Fortunately, Russ Hyde has provided an example of ggplot2 with the Scottish Hill Run data in his R introduction and ggplot2 workshop. He uses the ‘dplyr’ package in his workshop. Dplyr is “a fast, consistent tool for working with data frame like objects” that provides “a grammar of data manipulation, providing a consistent set of verbs that help you solve the most common data manipulation challenges”.

Here is an example from Russ’s workshop:

#Note that I have the packages ‘’ggplot2’’ and “dplyr” installed. If you do not have these you will need to use the commands install.packages(“ggplot2”) and install.packages(“dplyr”)

> library(MASS)

> data(hills)

> library(ggplot2)

> library(dplyr)

> head(hills)

             dist climb   time

Greenmantle   2.5   650 16.083

Carnethy      6.0  2500 48.350

Craig Dunain  6.0   900 33.650

Ben Rha       7.5   800 45.600

Ben Lomond    8.0  3070 62.267

Goatfell      8.0  2866 73.217

# Note that there is no column name for the peaks in these data. This can be resolved with this line

> tidy_hills <- mutate(hills, peak = row.names(hills))

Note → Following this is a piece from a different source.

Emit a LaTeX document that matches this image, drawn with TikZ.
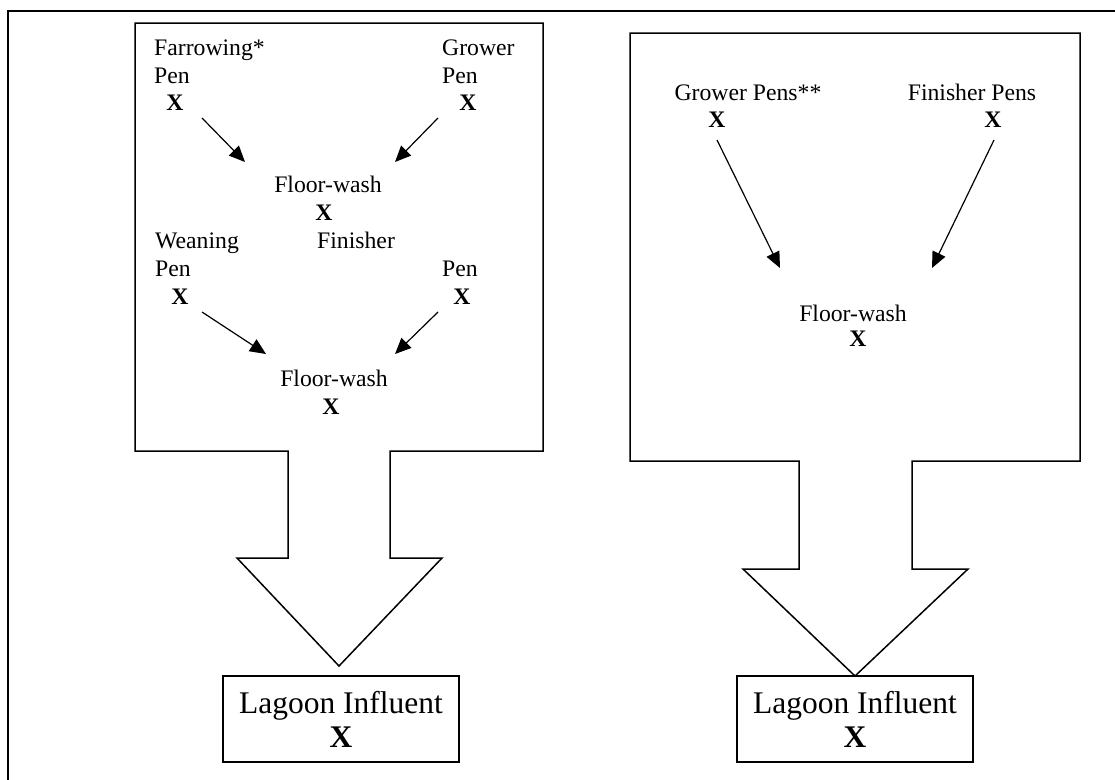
\documentclass[tikz,border=0pt]{standalone}
\usepackage{fontspec}
\setmainfont{Liberation Serif}
\usepackage{tikz}
\usetikzlibrary{arrows.meta}

\begin{document}
\begin{tikzpicture}[x=1pt, y=-1pt, inner sep=0pt,
    txt/.style={font=\fontsize{23.7}{28}\selectfont, align=left},
    xpt/.style={font=\fontsize{23.7}{28}\selectfont\bfseries},
    lagoon/.style={draw, line width=1.5pt, minimum width=236pt, minimum height=86pt, align=center, font=\fontsize{31.5}{34}\selectfont},
    flow/.style={-{Triangle[length=16pt,width=14pt]}, line width=1.2pt}]
      \useasboundingbox (0,0) rectangle (1115,779);

      % outer frame
      \draw[line width=1.8pt] (1120,11) -- (8,11) -- (8,785);

      % left house
      \draw[line width=1.5pt, line join=miter] (135,23) -- (543,23) -- (543,451) -- (390,451) -- (390,558) -- (442,558)
            -- (339,666) -- (237,558) -- (288,558) -- (288,451) -- (135,451) -- cycle;

      \node[txt, anchor=base west]  (FP)  at (154, 83)   {Farrowing*\\Pen};
      \node[xpt]                    (FX)  at (175,103)   {X};
      \node[txt, anchor=base west]  (GP)  at (442, 83)   {Grower\\Pen};
      \node[xpt]                    (GX)  at (468,103)   {X};
      \node[txt, anchor=base]       (W1)  at (328,192)   {Floor-wash};
      \node[xpt]                    (W1X) at (324,213)   {X};
      \node[txt, anchor=base west]  (WP)  at (155,276)   {Weaning\\Pen};
      \node[txt, anchor=base west]  (FN)  at (317,248)   {Finisher};
      \node[txt, anchor=base west]  (NP)  at (442,276)   {Pen};
      \node[xpt]                    (WX)  at (180,297)   {X};
      \node[xpt]                    (NX)  at (462,297)   {X};
      \node[txt, anchor=base]       (W2)  at (334,386)   {Floor-wash};
      \node[xpt]                    (W2X) at (331,407)   {X};

      \coordinate (a1) at (202,118);  \coordinate (b1) at (245,162);
      \coordinate (a2) at (438,118);  \coordinate (b2) at (395,162);
      \coordinate (a3) at (202,312);  \coordinate (b3) at (266,354);
      \coordinate (a4) at (438,312);  \coordinate (b4) at (395,354);

      \draw[flow] (a1) -- (b1);
      \draw[flow] (a2) -- (b2);
      \draw[flow] (a3) -- (b3);
      \draw[flow] (a4) -- (b4);

      \node[lagoon] (L1) at (341,719) {Lagoon Influent\\\textbf{X}};

      % right house
      \draw[line width=1.5pt, line join=miter] (630,33) -- (1080,33) -- (1080,461) -- (912,461) -- (912,569) -- (968,569)
            -- (855,676) -- (743,569) -- (799,569) -- (799,461) -- (630,461) -- cycle;

      \node[txt, anchor=base]       (RG)  at (748,100)   {Grower Pens**};
      \node[xpt]                    (RGX) at (717,120)   {X};
      \node[txt, anchor=base]       (RF)  at (972,100)   {Finisher Pens};
      \node[xpt]                    (RFX) at (993,120)   {X};
      \node[txt, anchor=base]       (RW)  at (853,321)   {Floor-wash};
      \node[xpt]                    (RWX) at (858,339)   {X};

      \coordinate (c1) at (717,140);  \coordinate (d1) at (780,268);
      \coordinate (c2) at (994,140);  \coordinate (d2) at (932,268);

      \draw[flow] (c1) -- (d1);
      \draw[flow] (c2) -- (d2);

      \node[lagoon] (L2) at (855,719) {Lagoon Influent\\\textbf{X}};
\end{tikzpicture}
\end{document}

#List the now tidied data frame

> head(tidy_hills)

  dist climb   time         peak

1  2.5   650 16.083  Greenmantle

2  6.0  2500 48.350     Carnethy

3  6.0   900 33.650 Craig Dunain

4  7.5   800 45.600      Ben Rha

5  8.0  3070 62.267   Ben Lomond

6  8.0  2866 73.217     Goatfell

# Russ’s workshop then moves to some basic plots of the data. An example:

> ggplot(data = hills, mapping = aes(x = dist, y = time)) + geom_point()

# Produces

Plot2.jpeg

# In another example, the code below produces a blue histogram with labelled axes

> ggplot(tidy_hills, mapping = aes(x = time)) +
 geom_histogram(bins = 15, fill = "orangered1", col = "black") + labs(x = "Time (minutes)", y = "Count")

Hist.jpeg

Conclusion

This is a very brief introduction to R that introduces some basic procedures in R, ggplot2 and dplyr.

These are important resources in sport analytics. We hope this might encourage you to extend your thinking about analysing performance.

23 September 2017

Postscript

There is a DAAG package that provides more hill race data. hills2000 provides the record times in 2000 for 56 Scottish hill races.